John Cougar Mellencamp performing in 1985.

“I don’t mean to sound disgruntled or negative, it’s just the reality of the situation. If you look at anything that happened during the Eighties, whether it’s Hands Across America or Farm Aid or Live Aid or This-Aid or That-Aid, I don’t really think any of them made that much of a significant impact on the powers that be.”

(Interview by Steven P. Wheeler)

Final Thoughts

Since my interview with John a quarter of a century ago, the singer-songwriter has not slowed down in the recording studio, having released 11 more albums. Mellencamp, like Robert Plant, continues to explore new artistic territory when most of his contemporaries have either retired or tour the world resting on their laurels. And that is the essence of a true artist.

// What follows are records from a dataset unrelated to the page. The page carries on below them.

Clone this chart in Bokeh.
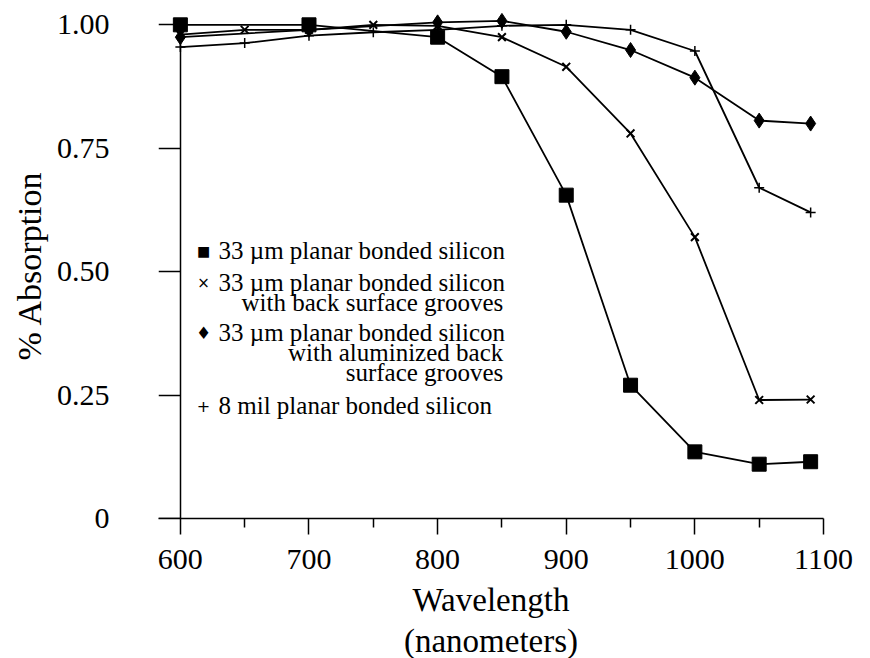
from math import pi
from bokeh.plotting import figure
from bokeh.models import FixedTicker, Label, Range1d, LinearAxis, Title
from bokeh.embed import file_html
from bokeh.resources import INLINE

# ---------------- data ----------------
wl_sq = [600, 700, 800, 850, 900, 950, 1000, 1050, 1090]
ab_sq = [1.00, 1.00, 0.975, 0.895, 0.655, 0.27, 0.135, 0.11, 0.115]

wl_x = [600, 650, 700, 750, 800, 850, 900, 950, 1000, 1050, 1090]
ab_x = [0.98, 0.99, 0.99, 1.00, 0.998, 0.975, 0.915, 0.78, 0.57, 0.24, 0.241]

wl_d = [600, 700, 800, 850, 900, 950, 1000, 1050, 1090]
ab_d = [0.975, 0.99, 1.005, 1.008, 0.986, 0.949, 0.893, 0.806, 0.80]

wl_p = [600, 650, 700, 750, 800, 850, 900, 950, 1000, 1050, 1090]
ab_p = [0.955, 0.963, 0.978, 0.985, 0.99, 0.998, 1.00, 0.99, 0.947, 0.67, 0.62]

x_ticks = [600, 700, 800, 900, 1000, 1100]
x_tick_labels = ["600", "700", "800", "900", "1000", "1100"]
x_minor = [650, 750, 850, 950, 1050]
y_ticks = [0, 0.25, 0.50, 0.75, 1.00]
y_tick_labels = ["0", "0.25", "0.50", "0.75", "1.00"]

legend_symbols = ["\u25a0", "\u00d7", "\u2666", "+"]
legend_first = ["33 \u00b5m planar bonded silicon",
                "33 \u00b5m planar bonded silicon",
                "33 \u00b5m planar bonded silicon",
                "8 mil planar bonded silicon"]
legend_more = [[], ["with back surface grooves"],
               ["with aluminized back", "surface grooves"], []]

x_title = ["Wavelength", "(nanometers)"]
y_title = "% Absorption"

# ---------------- layout ----------------
FONT = "Liberation Serif"
FW, FH = 665, 506
BL, BR, BT, BB = 158, 35, 12, 132
X0, X1 = 583, 1100
Y0, Y1 = 0.0, 1.025
SX = FW / (X1 - X0)
SY = FH / (Y1 - Y0)


def dx(page_x):
    return X0 + (page_x - BL) / SX


def dy(page_y):
    return Y1 - (page_y - BT) / SY


p = figure(frame_width=FW, frame_height=FH,
           min_border_left=BL, min_border_right=BR,
           min_border_top=BT, min_border_bottom=BB,
           x_range=Range1d(X0, X1), y_range=Range1d(Y0, Y1),
           output_backend="svg", toolbar_location=None)
p.outline_line_color = None
p.xgrid.visible = False
p.ygrid.visible = False
p.background_fill_color = "white"
p.border_fill_color = "white"

# x axis (normal, at y = 0)
xa = p.xaxis[0]
xa.ticker = FixedTicker(ticks=x_ticks, minor_ticks=x_minor)
xa.major_label_overrides = {t: l for t, l in zip(x_ticks, x_tick_labels)}
xa.axis_line_width = 1.5
xa.major_tick_line_width = 1.5
xa.minor_tick_line_width = 1.5
xa.major_tick_in = 0
xa.minor_tick_in = 0
xa.major_tick_out = 16
xa.minor_tick_out = 9
xa.major_label_standoff = 15
xa.major_label_text_font = FONT
xa.major_label_text_font_size = "30px"
xa.major_label_text_color = "black"
xa.axis_label = x_title[0]
xa.axis_label_text_font = FONT
xa.axis_label_text_font_size = "33px"
xa.axis_label_text_font_style = "normal"
xa.axis_label_text_color = "black"
xa.axis_label_standoff = 10
p.add_layout(Title(text=x_title[1], align="center", text_font=FONT,
                   text_font_size="33px", text_font_style="normal",
                   text_color="black", standoff=0, offset=0), "below")

# y axis line + ticks, fixed at x = 600 so that markers at 600 are not cut
ya = p.yaxis[0]
ya.fixed_location = 600
ya.bounds = (0, 1.0)
ya.ticker = FixedTicker(ticks=y_ticks, minor_ticks=[])
ya.axis_line_width = 1.5
ya.major_tick_line_width = 1.5
ya.major_tick_in = 0
ya.major_tick_out = 22
ya.minor_tick_out = 0
ya.minor_tick_in = 0
ya.major_label_standoff = 0
ya.major_label_text_font_size = "0px"
ya.major_label_text_alpha = 0

# y tick labels and title (normal axis, line/ticks hidden)
yl = LinearAxis(ticker=FixedTicker(ticks=y_ticks, minor_ticks=[]))
yl.major_label_overrides = {t: l for t, l in zip(y_ticks, y_tick_labels)}
yl.axis_line_color = None
yl.major_tick_line_color = None
yl.minor_tick_line_color = None
yl.major_tick_out = 0
yl.major_tick_in = 0
yl.minor_tick_out = 0
yl.minor_tick_in = 0
yl.major_label_standoff = 49
yl.major_label_text_font = FONT
yl.major_label_text_font_size = "30px"
yl.major_label_text_color = "black"
yl.axis_label = y_title
yl.axis_label_text_font = FONT
yl.axis_label_text_font_size = "34px"
yl.axis_label_text_font_style = "normal"
yl.axis_label_text_color = "black"
yl.axis_label_standoff = 6
p.add_layout(yl, "left")

# series
LW = 1.8
p.line(wl_sq, ab_sq, line_color="black", line_width=LW)
p.scatter(wl_sq, ab_sq, marker="square", size=14, fill_color="black", line_color="black")

p.line(wl_x, ab_x, line_color="black", line_width=LW)
p.scatter(wl_x, ab_x, marker="x", size=11, line_color="black", line_width=2)

p.line(wl_d, ab_d, line_color="black", line_width=LW)
p.scatter(wl_d, ab_d, marker="diamond", size=15, fill_color="black", line_color="black")

p.line(wl_p, ab_p, line_color="black", line_width=LW)
p.scatter(wl_p, ab_p, marker="cross", size=10, line_color="black", line_width=1.5)

# legend (manual, multi-line entries)
LEG_FS = 25
first_y = [250, 282, 332, 405]
text_left = 218
text_right = 218 + 11.39 * LEG_FS
sym_sizes = ["14px", "15px", "17px", "16px"]
for sym, txt, more, yy, ss in zip(legend_symbols, legend_first, legend_more, first_y, sym_sizes):
    p.add_layout(Label(x=dx(203), y=dy(yy), text=sym, text_font="DejaVu Sans",
                       text_font_size=ss, text_color="black",
                       text_align="center", text_baseline="middle"))
    p.add_layout(Label(x=dx(text_left), y=dy(yy), text=txt, text_font=FONT,
                       text_font_size=f"{LEG_FS}px", text_color="black",
                       text_align="left", text_baseline="middle"))
    for k, m in enumerate(more):
        p.add_layout(Label(x=dx(text_right), y=dy(yy + 20 * (k + 1)), text=m,
                           text_font=FONT, text_font_size=f"{LEG_FS}px",
                           text_color="black", text_align="right",
                           text_baseline="middle"))

open("out.html", "w").write(file_html(p, INLINE))
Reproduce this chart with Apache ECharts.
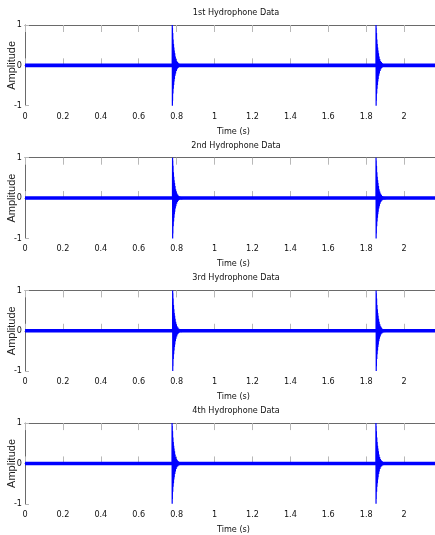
<!DOCTYPE html>
<html>
<head>
<meta charset="utf-8">
<script src="https://cdn.jsdelivr.net/npm/echarts@6/dist/echarts.min.js"></script>
<style>
html,body{margin:0;padding:0;background:#fff;}
#chart{width:435px;height:535px;}
</style>
</head>
<body>
<div id="chart"></div>
<script>
// ---- data ----
var panelTitles = ['1st Hydrophone Data', '2nd Hydrophone Data', '3rd Hydrophone Data', '4th Hydrophone Data'];
var xAxisName = 'Time (s)';
var yAxisName = 'Amplitude';
var xMin = 0, xMax = 2.2, xStep = 0.2;
var yMin = -1, yMax = 1, yStep = 1;

// arrival (onset) times of the two pulses, per hydrophone (s)
var onset1 = [0.7765, 0.7780, 0.7785, 0.7755];
var onset2 = [1.8515, 1.8515, 1.8520, 1.8510];

// samples of a pulse: time after onset (s) and amplitude
var pulseDt = [0.0000, 0.0005, 0.0010, 0.0015, 0.0020, 0.0030, 0.0040, 0.0050, 0.0060, 0.0070,
               0.0080, 0.0090, 0.0100, 0.0110, 0.0120, 0.0135, 0.0150, 0.0165, 0.0180, 0.0200,
               0.0220, 0.0240, 0.0260, 0.0285, 0.0310, 0.0340, 0.0370, 0.0410, 0.0450, 0.0500,
               0.0560, 0.0620];
var pulseAmp = [0.00, 1.00, -1.00, 0.93, -0.88, 0.80, -0.70, 0.64, -0.58, 0.53,
                -0.49, 0.44, -0.40, 0.37, -0.34, 0.30, -0.26, 0.22, -0.20, 0.16,
                -0.14, 0.11, -0.095, 0.08, -0.065, 0.05, -0.04, 0.03, -0.022, 0.015,
                -0.01, 0.00];
// quiet baseline (noise floor) between pulses
var baselineT = [0, 2.2];
var baselineA = [0, 0];

(function () {
  // ---- layout ----
  var gridLeft = 25, gridW = 417;
  var gridTop0 = 25, panelStep = 132.7, gridH = 80.7;
  var font = '"Liberation Sans Narrow", "DejaVu Sans Condensed", "Arial Narrow", "Liberation Sans", Arial, sans-serif';
  var blue = '#0000ff';

  function buildPulse(t0) {
    var pts = [];
    for (var i = 0; i < pulseDt.length; i++) pts.push([t0 + pulseDt[i], pulseAmp[i]]);
    return pts;
  }

  var grids = [], xAxes = [], yAxes = [], series = [], titles = [];
  for (var k = 0; k < 4; k++) {
    var gTop = gridTop0 + k * panelStep;
    grids.push({left: gridLeft, width: gridW, top: gTop, height: gridH,
                containLabel: false, outerBoundsMode: 'none'});
    titles.push({
      text: panelTitles[k], left: 231, top: gTop - 22, textAlign: 'center',
      textStyle: {fontFamily: font, fontSize: 9, fontWeight: 'normal', color: '#111'}
    });
    xAxes.push({
      type: 'value', gridIndex: k, min: xMin, max: xMax, interval: xStep, position: 'bottom',
      name: xAxisName, nameLocation: 'middle', nameGap: 21, nameMoveOverlap: false,
      nameTextStyle: {fontFamily: font, fontSize: 9, color: '#111'},
      axisLine: {show: true, lineStyle: {color: '#6a6a6a', width: 1}},
      axisTick: {show: true, inside: true, length: 7, lineStyle: {color: '#b8b8b8'}},
      axisLabel: {fontFamily: font, fontSize: 9, color: '#111', margin: 6, showMaxLabel: false},
      splitLine: {show: false}
    });
    xAxes.push({
      type: 'value', gridIndex: k, min: xMin, max: xMax, interval: xStep, position: 'top',
      axisLine: {show: true, lineStyle: {color: '#6a6a6a', width: 1}},
      axisTick: {show: true, inside: true, length: 7, lineStyle: {color: '#b8b8b8'}},
      axisLabel: {show: false}, splitLine: {show: false}
    });
    yAxes.push({
      type: 'value', gridIndex: k, min: yMin, max: yMax, interval: yStep,
      name: yAxisName, nameLocation: 'middle', nameGap: 8, nameMoveOverlap: false,
      nameTextStyle: {fontFamily: '"Liberation Sans", Arial, sans-serif', fontSize: 11, color: '#222'},
      axisLine: {show: true, lineStyle: {color: '#6a6a6a', width: 1}},
      axisTick: {show: true, inside: true, length: 4, lineStyle: {color: '#b8b8b8'}},
      axisLabel: {fontFamily: font, fontSize: 9, color: '#111', margin: 3},
      splitLine: {show: false}
    });
    series.push({
      type: 'line', xAxisIndex: 2 * k, yAxisIndex: k, showSymbol: false, silent: true,
      data: baselineT.map(function (t, i) { return [t, baselineA[i]]; }),
      lineStyle: {color: blue, width: 3.6}, z: 2
    });
    series.push({
      type: 'line', xAxisIndex: 2 * k, yAxisIndex: k, showSymbol: false, silent: true,
      data: buildPulse(onset1[k]), lineStyle: {color: blue, width: 1.2}, z: 3
    });
    series.push({
      type: 'line', xAxisIndex: 2 * k, yAxisIndex: k, showSymbol: false, silent: true,
      data: buildPulse(onset2[k]), lineStyle: {color: blue, width: 1.2}, z: 3
    });
  }

  var chart = echarts.init(document.getElementById('chart'));
  chart.setOption({
    backgroundColor: '#ffffff',
    animation: false,
    title: titles,
    grid: grids,
    xAxis: xAxes,
    yAxis: yAxes,
    series: series
  });
})();
</script>
</body>
</html>
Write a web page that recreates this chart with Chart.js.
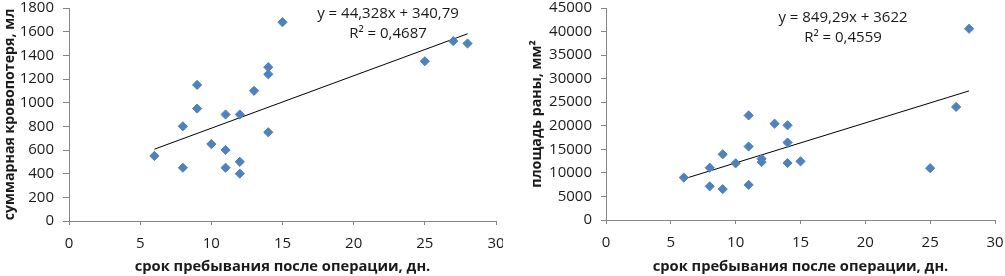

A few years ago in 2015, Bob Dylan was honored as MusiCares’ Person of the Year and the ceremony included Mellencamp and other artists performing songs from Dylan’s legendary catalog. And during his acceptance speech, Dylan said: “And like my friend John Mellencamp would sing, ‘one day you get sick and you don’t get better.’ That’s from a song of his called ‘Longest Days.’ It’s one of the better songs of the last few years, actually. I ain’t lying.”

Mellencamp said that this endorsement from The Bard himself was worth more than 10 Grammys. And after a career that now spans more than 40 years, John Mellencamp can indeed be mentioned in the same breath as the greatest American songwriters to have ever picked up a guitar and put a pen to paper. We are lucky he is still around 67 years on.